I had the unfortunate experience of being mixed up with these companies for a few years. I generally spent more money on products with these companies, while trying to keep my business going, than I was actually making. Every four months or so, these companies would come out with a whole new line of products and phase out other ones either seasonally or completely. If you didn’t have the newest products for every season, you were often looked down on, in my experience. You were seen as less than everyone else or not trying hard enough.
I haven’t worked for an MLM since 2015. Even now, four years later, speaking up about my experiences with the two companies I was with is hard. They tend to reinforce loyalty to the brand, using a variety of different methods, including guilt.

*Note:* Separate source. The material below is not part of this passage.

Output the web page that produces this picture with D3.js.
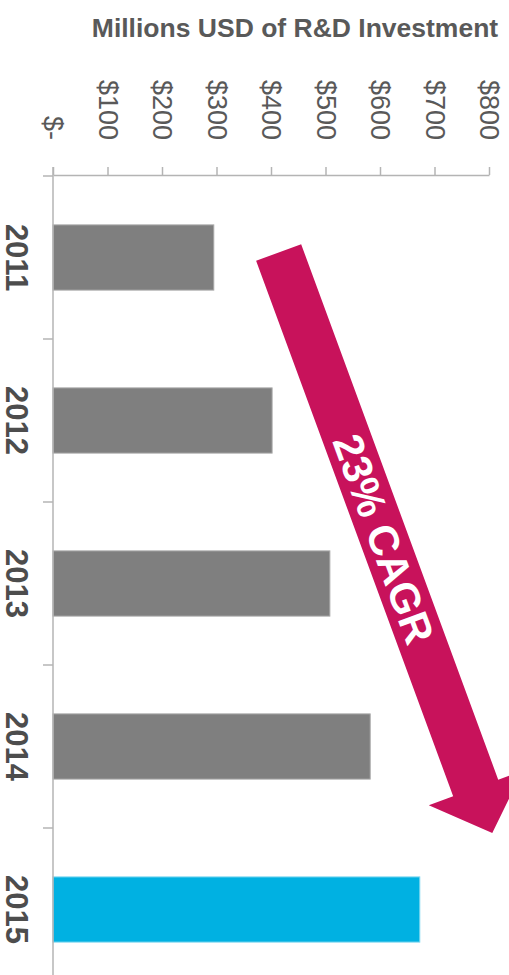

I’m not the only one who’s had this experience. I chatted with a couple of students from around the campus who have been a part of these companies. Tara (name changed for privacy and security reasons), a first-year open studies student waiting for admission into paralegal studies, and Shelby Hays, a third-year sociology and psychology double major student.
Tara used to be a part of Beachbody, and she also dabbled in the World Financial Group (WFG). Hays, on the other hand, worked for a company you may have seen posters for around campus: Vector Marketing.
“I found WFG to be really condescending,” Tara says. “They would stand up and proclaim they were not an MLM but they would behave exactly like one.” She talks about mandatory meetings that she needed to attend twice, if not three times a week, and how she was encouraged to bring people with her in order to recruit them into the business.
“Beachbody was actually more fun at first,” Tara comments, thinking back on her time with the company. “As time went on, it became more about recruiting to your team.” She says after a while, it started to feel rather slimy.
Tara says these companies prey on clients’ weaknesses and then they use those weaknesses to incentivize joining. Once that happens, in Tara’s experience, they use guilt-tripping and constantly comparing you to others in order to drive further commitment to the company and brand. All the while, the tone they set is framed to sound like sweet talk.
She says that staying with the companies generally isn’t cheap either. “You have to buy the products, use them and prove it, attend all these training sessions, travel to the yearly event and spend there also,” Tara says that she was paying out $150 per month on nothing more than just the upkeep. She says the pressure to buy products that she “needed” was constant and unrelenting. If she had given in, that cost would have most likely gone up to almost $300 per month.
When it comes to advice for what to do with MLM’s, Tara says that she advises staying well away from them. “My advice is very much don’t join. Don’t feel the pressure, and resist buying the product if it’s not right for you.”
Hays, on the other hand, has a much more cynical view of MLM companies. “(MLM’s are) one legal step away from being a pyramid scheme,” she says. “I know people can make money at it, but it’s still sketch.” She says that with MLM companies, you still need to recruit people under you to make money.
While Hays says she hasn’t done any selling for the company she was with, she says she still had a pretty shady job. “I was hired to do the scheduling for interviews,” Hays says her job was to sit in an office with a script in front of her and convince people to come in for interviews. She says the numbers were obtained from people who had responded to Kijiji ads, classifieds, and from new hires who were asked for numbers of people to call.
Tara says that while she never made any money, she had contact with people who allegedly had made some cash before she broke it off. Hays, on the other hand, says she acknowledges that there are people who generally enjoy this kind of work, but other than people talking about their theoretical incomes, she doesn’t really know of people who made money. “As far as people that I personally know, doing MLM and making bank, (there are) very few.”